**Data shown**
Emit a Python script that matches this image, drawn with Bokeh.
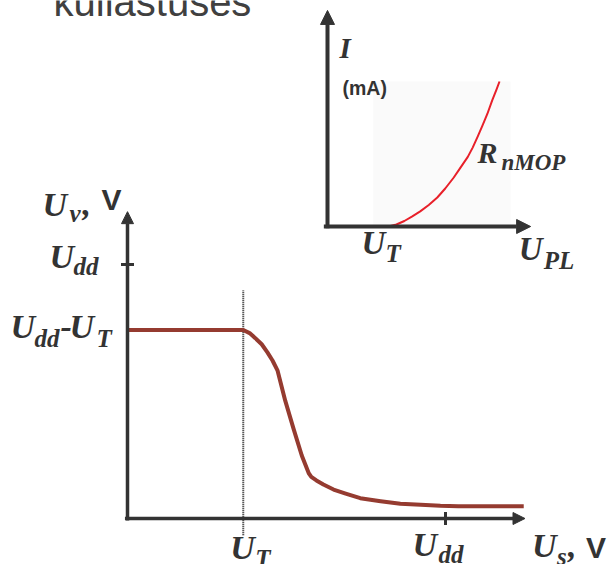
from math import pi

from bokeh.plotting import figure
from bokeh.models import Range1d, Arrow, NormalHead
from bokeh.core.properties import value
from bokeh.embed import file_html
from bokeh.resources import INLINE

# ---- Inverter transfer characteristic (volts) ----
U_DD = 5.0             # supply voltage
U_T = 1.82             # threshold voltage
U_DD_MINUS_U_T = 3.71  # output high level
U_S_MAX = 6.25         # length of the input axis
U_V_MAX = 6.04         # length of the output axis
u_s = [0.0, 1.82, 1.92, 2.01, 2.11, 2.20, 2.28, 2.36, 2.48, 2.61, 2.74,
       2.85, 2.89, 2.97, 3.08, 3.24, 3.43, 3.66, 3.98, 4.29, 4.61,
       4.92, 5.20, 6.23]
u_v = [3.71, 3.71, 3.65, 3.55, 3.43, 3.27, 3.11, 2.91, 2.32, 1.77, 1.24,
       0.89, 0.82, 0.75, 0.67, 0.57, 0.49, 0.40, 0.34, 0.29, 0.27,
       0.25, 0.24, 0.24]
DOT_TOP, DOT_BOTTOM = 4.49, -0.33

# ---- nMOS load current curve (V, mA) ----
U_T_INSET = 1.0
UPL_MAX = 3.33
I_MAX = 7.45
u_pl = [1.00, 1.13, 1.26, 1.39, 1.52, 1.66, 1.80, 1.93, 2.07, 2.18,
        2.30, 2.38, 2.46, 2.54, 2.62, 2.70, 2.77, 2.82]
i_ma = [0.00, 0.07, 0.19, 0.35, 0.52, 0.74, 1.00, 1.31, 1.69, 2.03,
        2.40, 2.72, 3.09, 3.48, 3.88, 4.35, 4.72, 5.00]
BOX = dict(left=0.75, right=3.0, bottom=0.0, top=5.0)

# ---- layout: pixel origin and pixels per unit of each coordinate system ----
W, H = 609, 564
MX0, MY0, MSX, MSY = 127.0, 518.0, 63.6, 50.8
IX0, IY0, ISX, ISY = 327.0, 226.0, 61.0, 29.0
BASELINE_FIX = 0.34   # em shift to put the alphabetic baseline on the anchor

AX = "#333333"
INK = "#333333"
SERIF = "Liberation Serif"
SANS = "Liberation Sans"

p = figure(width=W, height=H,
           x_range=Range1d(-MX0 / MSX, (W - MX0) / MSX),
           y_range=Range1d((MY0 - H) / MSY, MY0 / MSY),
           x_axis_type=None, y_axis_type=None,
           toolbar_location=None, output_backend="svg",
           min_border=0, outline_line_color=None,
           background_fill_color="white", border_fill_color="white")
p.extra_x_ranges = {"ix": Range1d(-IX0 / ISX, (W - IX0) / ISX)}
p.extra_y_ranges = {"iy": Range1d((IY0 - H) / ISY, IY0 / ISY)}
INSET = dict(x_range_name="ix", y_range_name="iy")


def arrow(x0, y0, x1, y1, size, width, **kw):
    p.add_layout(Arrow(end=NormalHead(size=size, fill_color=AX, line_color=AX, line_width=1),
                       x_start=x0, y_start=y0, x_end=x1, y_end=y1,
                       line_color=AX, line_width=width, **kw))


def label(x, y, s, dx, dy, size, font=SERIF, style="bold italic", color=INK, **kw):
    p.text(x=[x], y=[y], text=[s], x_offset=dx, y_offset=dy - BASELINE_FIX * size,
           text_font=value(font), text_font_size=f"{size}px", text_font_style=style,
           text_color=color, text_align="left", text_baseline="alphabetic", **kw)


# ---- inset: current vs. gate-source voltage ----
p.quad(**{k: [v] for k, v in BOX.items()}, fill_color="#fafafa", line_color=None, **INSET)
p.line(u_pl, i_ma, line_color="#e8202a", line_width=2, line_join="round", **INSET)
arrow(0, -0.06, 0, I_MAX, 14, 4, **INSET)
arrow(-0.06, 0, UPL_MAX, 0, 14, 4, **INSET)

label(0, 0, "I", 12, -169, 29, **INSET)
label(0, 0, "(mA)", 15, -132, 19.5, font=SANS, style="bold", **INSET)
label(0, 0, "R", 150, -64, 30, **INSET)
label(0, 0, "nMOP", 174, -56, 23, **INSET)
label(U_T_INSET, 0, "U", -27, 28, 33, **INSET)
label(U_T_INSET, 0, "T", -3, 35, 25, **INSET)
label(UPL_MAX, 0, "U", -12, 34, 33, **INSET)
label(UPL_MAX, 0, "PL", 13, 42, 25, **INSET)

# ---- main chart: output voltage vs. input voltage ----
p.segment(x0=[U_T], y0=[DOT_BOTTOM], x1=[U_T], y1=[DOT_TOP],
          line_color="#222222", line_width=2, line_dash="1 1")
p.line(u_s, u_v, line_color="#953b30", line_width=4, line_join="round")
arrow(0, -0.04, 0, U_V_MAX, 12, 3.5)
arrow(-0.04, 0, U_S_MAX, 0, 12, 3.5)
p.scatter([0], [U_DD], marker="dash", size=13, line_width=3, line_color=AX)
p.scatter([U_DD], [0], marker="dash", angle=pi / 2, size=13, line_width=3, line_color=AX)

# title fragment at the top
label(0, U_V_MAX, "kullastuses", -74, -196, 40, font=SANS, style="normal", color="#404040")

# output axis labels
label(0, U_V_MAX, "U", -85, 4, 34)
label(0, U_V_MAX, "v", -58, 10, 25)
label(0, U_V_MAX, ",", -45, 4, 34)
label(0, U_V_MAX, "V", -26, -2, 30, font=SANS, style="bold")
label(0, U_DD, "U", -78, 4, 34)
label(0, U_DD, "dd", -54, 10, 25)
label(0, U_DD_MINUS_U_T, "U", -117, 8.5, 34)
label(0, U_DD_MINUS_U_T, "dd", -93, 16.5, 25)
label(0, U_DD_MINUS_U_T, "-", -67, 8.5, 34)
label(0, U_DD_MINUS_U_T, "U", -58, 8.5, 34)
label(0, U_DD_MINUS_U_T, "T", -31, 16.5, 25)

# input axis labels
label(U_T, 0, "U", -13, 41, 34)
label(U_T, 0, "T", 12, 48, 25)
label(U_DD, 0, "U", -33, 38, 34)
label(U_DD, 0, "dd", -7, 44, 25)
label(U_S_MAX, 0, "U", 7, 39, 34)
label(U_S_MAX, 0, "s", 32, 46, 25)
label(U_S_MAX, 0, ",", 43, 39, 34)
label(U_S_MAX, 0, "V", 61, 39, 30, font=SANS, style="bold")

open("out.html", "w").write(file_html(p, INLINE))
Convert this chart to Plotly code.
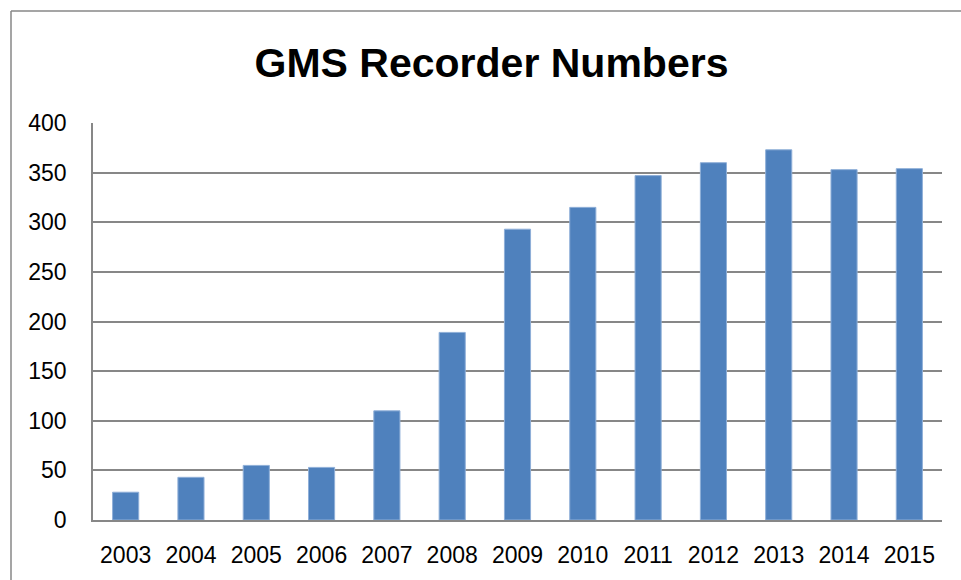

**To be done**
Pictures in the data above should not be copied; transcribe everything else exactly.

**Answer for this exercise**
Emit a Python script that matches this image, drawn with Bokeh.
from math import pi

from bokeh.plotting import figure
from bokeh.models import Range1d, Arrow, NormalHead
from bokeh.core.properties import value
from bokeh.embed import file_html
from bokeh.resources import INLINE

# ---- Inverter transfer characteristic (volts) ----
U_DD = 5.0             # supply voltage
U_T = 1.82             # threshold voltage
U_DD_MINUS_U_T = 3.71  # output high level
U_S_MAX = 6.25         # length of the input axis
U_V_MAX = 6.04         # length of the output axis
u_s = [0.0, 1.82, 1.92, 2.01, 2.11, 2.20, 2.28, 2.36, 2.48, 2.61, 2.74,
       2.85, 2.89, 2.97, 3.08, 3.24, 3.43, 3.66, 3.98, 4.29, 4.61,
       4.92, 5.20, 6.23]
u_v = [3.71, 3.71, 3.65, 3.55, 3.43, 3.27, 3.11, 2.91, 2.32, 1.77, 1.24,
       0.89, 0.82, 0.75, 0.67, 0.57, 0.49, 0.40, 0.34, 0.29, 0.27,
       0.25, 0.24, 0.24]
DOT_TOP, DOT_BOTTOM = 4.49, -0.33

# ---- nMOS load current curve (V, mA) ----
U_T_INSET = 1.0
UPL_MAX = 3.33
I_MAX = 7.45
u_pl = [1.00, 1.13, 1.26, 1.39, 1.52, 1.66, 1.80, 1.93, 2.07, 2.18,
        2.30, 2.38, 2.46, 2.54, 2.62, 2.70, 2.77, 2.82]
i_ma = [0.00, 0.07, 0.19, 0.35, 0.52, 0.74, 1.00, 1.31, 1.69, 2.03,
        2.40, 2.72, 3.09, 3.48, 3.88, 4.35, 4.72, 5.00]
BOX = dict(left=0.75, right=3.0, bottom=0.0, top=5.0)

# ---- layout: pixel origin and pixels per unit of each coordinate system ----
W, H = 609, 564
MX0, MY0, MSX, MSY = 127.0, 518.0, 63.6, 50.8
IX0, IY0, ISX, ISY = 327.0, 226.0, 61.0, 29.0
BASELINE_FIX = 0.34   # em shift to put the alphabetic baseline on the anchor

AX = "#333333"
INK = "#333333"
SERIF = "Liberation Serif"
SANS = "Liberation Sans"

p = figure(width=W, height=H,
           x_range=Range1d(-MX0 / MSX, (W - MX0) / MSX),
           y_range=Range1d((MY0 - H) / MSY, MY0 / MSY),
           x_axis_type=None, y_axis_type=None,
           toolbar_location=None, output_backend="svg",
           min_border=0, outline_line_color=None,
           background_fill_color="white", border_fill_color="white")
p.extra_x_ranges = {"ix": Range1d(-IX0 / ISX, (W - IX0) / ISX)}
p.extra_y_ranges = {"iy": Range1d((IY0 - H) / ISY, IY0 / ISY)}
INSET = dict(x_range_name="ix", y_range_name="iy")


def arrow(x0, y0, x1, y1, size, width, **kw):
    p.add_layout(Arrow(end=NormalHead(size=size, fill_color=AX, line_color=AX, line_width=1),
                       x_start=x0, y_start=y0, x_end=x1, y_end=y1,
                       line_color=AX, line_width=width, **kw))


def label(x, y, s, dx, dy, size, font=SERIF, style="bold italic", color=INK, **kw):
    p.text(x=[x], y=[y], text=[s], x_offset=dx, y_offset=dy - BASELINE_FIX * size,
           text_font=value(font), text_font_size=f"{size}px", text_font_style=style,
           text_color=color, text_align="left", text_baseline="alphabetic", **kw)


# ---- inset: current vs. gate-source voltage ----
p.quad(**{k: [v] for k, v in BOX.items()}, fill_color="#fafafa", line_color=None, **INSET)
p.line(u_pl, i_ma, line_color="#e8202a", line_width=2, line_join="round", **INSET)
arrow(0, -0.06, 0, I_MAX, 14, 4, **INSET)
arrow(-0.06, 0, UPL_MAX, 0, 14, 4, **INSET)

label(0, 0, "I", 12, -169, 29, **INSET)
label(0, 0, "(mA)", 15, -132, 19.5, font=SANS, style="bold", **INSET)
label(0, 0, "R", 150, -64, 30, **INSET)
label(0, 0, "nMOP", 174, -56, 23, **INSET)
label(U_T_INSET, 0, "U", -27, 28, 33, **INSET)
label(U_T_INSET, 0, "T", -3, 35, 25, **INSET)
label(UPL_MAX, 0, "U", -12, 34, 33, **INSET)
label(UPL_MAX, 0, "PL", 13, 42, 25, **INSET)

# ---- main chart: output voltage vs. input voltage ----
p.segment(x0=[U_T], y0=[DOT_BOTTOM], x1=[U_T], y1=[DOT_TOP],
          line_color="#222222", line_width=2, line_dash="1 1")
p.line(u_s, u_v, line_color="#953b30", line_width=4, line_join="round")
arrow(0, -0.04, 0, U_V_MAX, 12, 3.5)
arrow(-0.04, 0, U_S_MAX, 0, 12, 3.5)
p.scatter([0], [U_DD], marker="dash", size=13, line_width=3, line_color=AX)
p.scatter([U_DD], [0], marker="dash", angle=pi / 2, size=13, line_width=3, line_color=AX)

# title fragment at the top
label(0, U_V_MAX, "kullastuses", -74, -196, 40, font=SANS, style="normal", color="#404040")

# output axis labels
label(0, U_V_MAX, "U", -85, 4, 34)
label(0, U_V_MAX, "v", -58, 10, 25)
label(0, U_V_MAX, ",", -45, 4, 34)
label(0, U_V_MAX, "V", -26, -2, 30, font=SANS, style="bold")
label(0, U_DD, "U", -78, 4, 34)
label(0, U_DD, "dd", -54, 10, 25)
label(0, U_DD_MINUS_U_T, "U", -117, 8.5, 34)
label(0, U_DD_MINUS_U_T, "dd", -93, 16.5, 25)
label(0, U_DD_MINUS_U_T, "-", -67, 8.5, 34)
label(0, U_DD_MINUS_U_T, "U", -58, 8.5, 34)
label(0, U_DD_MINUS_U_T, "T", -31, 16.5, 25)

# input axis labels
label(U_T, 0, "U", -13, 41, 34)
label(U_T, 0, "T", 12, 48, 25)
label(U_DD, 0, "U", -33, 38, 34)
label(U_DD, 0, "dd", -7, 44, 25)
label(U_S_MAX, 0, "U", 7, 39, 34)
label(U_S_MAX, 0, "s", 32, 46, 25)
label(U_S_MAX, 0, ",", 43, 39, 34)
label(U_S_MAX, 0, "V", 61, 39, 30, font=SANS, style="bold")

open("out.html", "w").write(file_html(p, INLINE))
Convert this chart to Plotly code.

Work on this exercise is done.